» TASK BRIEF: Output each entry verbatim and exclude every picture from it.

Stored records
— START —
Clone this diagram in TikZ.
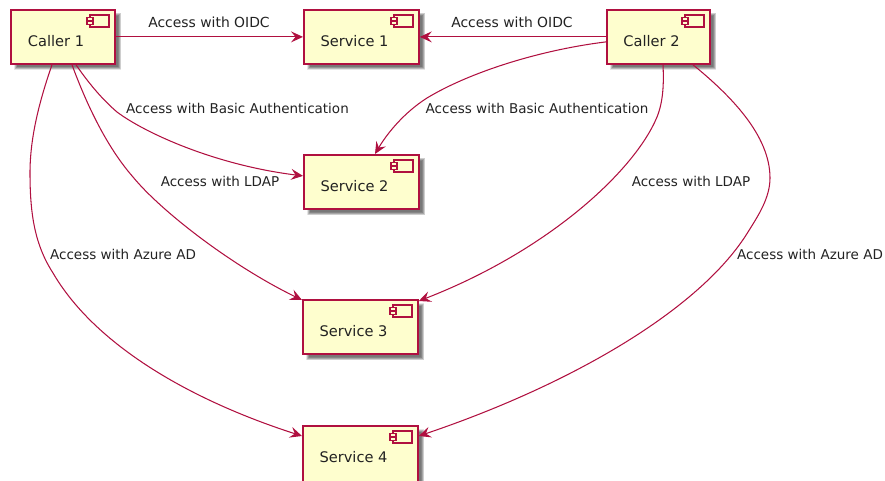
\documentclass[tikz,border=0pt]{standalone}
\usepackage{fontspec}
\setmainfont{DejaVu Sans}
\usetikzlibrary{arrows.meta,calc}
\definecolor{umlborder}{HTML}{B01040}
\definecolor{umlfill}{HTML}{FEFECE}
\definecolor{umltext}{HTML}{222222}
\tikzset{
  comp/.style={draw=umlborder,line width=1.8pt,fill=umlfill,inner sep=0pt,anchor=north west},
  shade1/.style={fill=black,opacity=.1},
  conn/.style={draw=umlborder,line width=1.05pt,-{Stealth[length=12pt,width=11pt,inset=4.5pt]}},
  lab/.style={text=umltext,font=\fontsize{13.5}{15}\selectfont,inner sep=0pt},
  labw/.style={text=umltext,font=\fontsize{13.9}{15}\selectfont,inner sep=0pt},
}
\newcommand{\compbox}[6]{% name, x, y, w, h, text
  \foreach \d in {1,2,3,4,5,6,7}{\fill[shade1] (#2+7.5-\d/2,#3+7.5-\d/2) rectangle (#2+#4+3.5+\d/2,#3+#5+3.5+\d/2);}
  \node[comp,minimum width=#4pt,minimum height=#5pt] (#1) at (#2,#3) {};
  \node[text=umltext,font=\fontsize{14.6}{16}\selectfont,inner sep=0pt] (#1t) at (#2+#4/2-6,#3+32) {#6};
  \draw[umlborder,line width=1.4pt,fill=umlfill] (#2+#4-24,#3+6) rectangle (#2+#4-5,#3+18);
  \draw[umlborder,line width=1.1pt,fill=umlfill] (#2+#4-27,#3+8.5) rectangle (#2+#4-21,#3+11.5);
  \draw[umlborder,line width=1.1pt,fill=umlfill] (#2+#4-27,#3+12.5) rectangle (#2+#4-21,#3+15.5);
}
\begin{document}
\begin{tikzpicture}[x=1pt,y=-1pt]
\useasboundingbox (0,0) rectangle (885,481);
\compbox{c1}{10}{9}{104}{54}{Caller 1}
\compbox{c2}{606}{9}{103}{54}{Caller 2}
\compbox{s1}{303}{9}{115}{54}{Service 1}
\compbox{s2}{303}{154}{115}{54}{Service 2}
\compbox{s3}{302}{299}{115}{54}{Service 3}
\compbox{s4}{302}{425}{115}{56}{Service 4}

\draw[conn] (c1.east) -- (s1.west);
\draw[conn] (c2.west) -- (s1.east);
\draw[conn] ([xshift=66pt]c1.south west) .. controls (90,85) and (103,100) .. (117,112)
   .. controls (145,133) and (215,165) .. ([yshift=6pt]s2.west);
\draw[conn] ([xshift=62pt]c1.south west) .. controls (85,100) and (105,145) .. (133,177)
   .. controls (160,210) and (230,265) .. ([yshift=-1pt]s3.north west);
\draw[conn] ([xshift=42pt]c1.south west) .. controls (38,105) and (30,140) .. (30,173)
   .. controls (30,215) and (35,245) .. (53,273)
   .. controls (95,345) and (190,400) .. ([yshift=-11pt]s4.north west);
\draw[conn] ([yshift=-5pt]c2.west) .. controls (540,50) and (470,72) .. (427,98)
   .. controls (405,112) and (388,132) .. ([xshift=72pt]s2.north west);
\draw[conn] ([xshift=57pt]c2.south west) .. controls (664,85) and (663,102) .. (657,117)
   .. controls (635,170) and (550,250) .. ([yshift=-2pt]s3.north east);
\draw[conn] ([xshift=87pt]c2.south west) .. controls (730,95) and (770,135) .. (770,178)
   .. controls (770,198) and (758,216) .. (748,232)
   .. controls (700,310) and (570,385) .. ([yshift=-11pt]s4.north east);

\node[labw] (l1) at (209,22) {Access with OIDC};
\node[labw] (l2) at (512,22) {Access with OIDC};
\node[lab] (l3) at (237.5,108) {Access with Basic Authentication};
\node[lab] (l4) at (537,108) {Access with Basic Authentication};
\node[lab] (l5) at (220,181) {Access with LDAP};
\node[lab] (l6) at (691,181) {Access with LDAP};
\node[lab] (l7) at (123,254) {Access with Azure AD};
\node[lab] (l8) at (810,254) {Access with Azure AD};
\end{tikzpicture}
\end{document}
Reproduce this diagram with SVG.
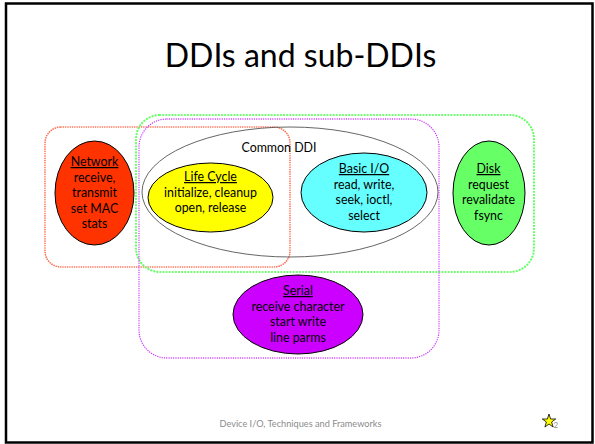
— END —
» SOLUTION TO THIS PROBLEM:
Clone this diagram in TikZ.
\documentclass[tikz,border=0pt]{standalone}
\usepackage{fontspec}
\setmainfont{DejaVu Sans}
\usetikzlibrary{arrows.meta,calc}
\definecolor{umlborder}{HTML}{B01040}
\definecolor{umlfill}{HTML}{FEFECE}
\definecolor{umltext}{HTML}{222222}
\tikzset{
  comp/.style={draw=umlborder,line width=1.8pt,fill=umlfill,inner sep=0pt,anchor=north west},
  shade1/.style={fill=black,opacity=.1},
  conn/.style={draw=umlborder,line width=1.05pt,-{Stealth[length=12pt,width=11pt,inset=4.5pt]}},
  lab/.style={text=umltext,font=\fontsize{13.5}{15}\selectfont,inner sep=0pt},
  labw/.style={text=umltext,font=\fontsize{13.9}{15}\selectfont,inner sep=0pt},
}
\newcommand{\compbox}[6]{% name, x, y, w, h, text
  \foreach \d in {1,2,3,4,5,6,7}{\fill[shade1] (#2+7.5-\d/2,#3+7.5-\d/2) rectangle (#2+#4+3.5+\d/2,#3+#5+3.5+\d/2);}
  \node[comp,minimum width=#4pt,minimum height=#5pt] (#1) at (#2,#3) {};
  \node[text=umltext,font=\fontsize{14.6}{16}\selectfont,inner sep=0pt] (#1t) at (#2+#4/2-6,#3+32) {#6};
  \draw[umlborder,line width=1.4pt,fill=umlfill] (#2+#4-24,#3+6) rectangle (#2+#4-5,#3+18);
  \draw[umlborder,line width=1.1pt,fill=umlfill] (#2+#4-27,#3+8.5) rectangle (#2+#4-21,#3+11.5);
  \draw[umlborder,line width=1.1pt,fill=umlfill] (#2+#4-27,#3+12.5) rectangle (#2+#4-21,#3+15.5);
}
\begin{document}
\begin{tikzpicture}[x=1pt,y=-1pt]
\useasboundingbox (0,0) rectangle (885,481);
\compbox{c1}{10}{9}{104}{54}{Caller 1}
\compbox{c2}{606}{9}{103}{54}{Caller 2}
\compbox{s1}{303}{9}{115}{54}{Service 1}
\compbox{s2}{303}{154}{115}{54}{Service 2}
\compbox{s3}{302}{299}{115}{54}{Service 3}
\compbox{s4}{302}{425}{115}{56}{Service 4}

\draw[conn] (c1.east) -- (s1.west);
\draw[conn] (c2.west) -- (s1.east);
\draw[conn] ([xshift=66pt]c1.south west) .. controls (90,85) and (103,100) .. (117,112)
   .. controls (145,133) and (215,165) .. ([yshift=6pt]s2.west);
\draw[conn] ([xshift=62pt]c1.south west) .. controls (85,100) and (105,145) .. (133,177)
   .. controls (160,210) and (230,265) .. ([yshift=-1pt]s3.north west);
\draw[conn] ([xshift=42pt]c1.south west) .. controls (38,105) and (30,140) .. (30,173)
   .. controls (30,215) and (35,245) .. (53,273)
   .. controls (95,345) and (190,400) .. ([yshift=-11pt]s4.north west);
\draw[conn] ([yshift=-5pt]c2.west) .. controls (540,50) and (470,72) .. (427,98)
   .. controls (405,112) and (388,132) .. ([xshift=72pt]s2.north west);
\draw[conn] ([xshift=57pt]c2.south west) .. controls (664,85) and (663,102) .. (657,117)
   .. controls (635,170) and (550,250) .. ([yshift=-2pt]s3.north east);
\draw[conn] ([xshift=87pt]c2.south west) .. controls (730,95) and (770,135) .. (770,178)
   .. controls (770,198) and (758,216) .. (748,232)
   .. controls (700,310) and (570,385) .. ([yshift=-11pt]s4.north east);

\node[labw] (l1) at (209,22) {Access with OIDC};
\node[labw] (l2) at (512,22) {Access with OIDC};
\node[lab] (l3) at (237.5,108) {Access with Basic Authentication};
\node[lab] (l4) at (537,108) {Access with Basic Authentication};
\node[lab] (l5) at (220,181) {Access with LDAP};
\node[lab] (l6) at (691,181) {Access with LDAP};
\node[lab] (l7) at (123,254) {Access with Azure AD};
\node[lab] (l8) at (810,254) {Access with Azure AD};
\end{tikzpicture}
\end{document}
Reproduce this diagram with SVG.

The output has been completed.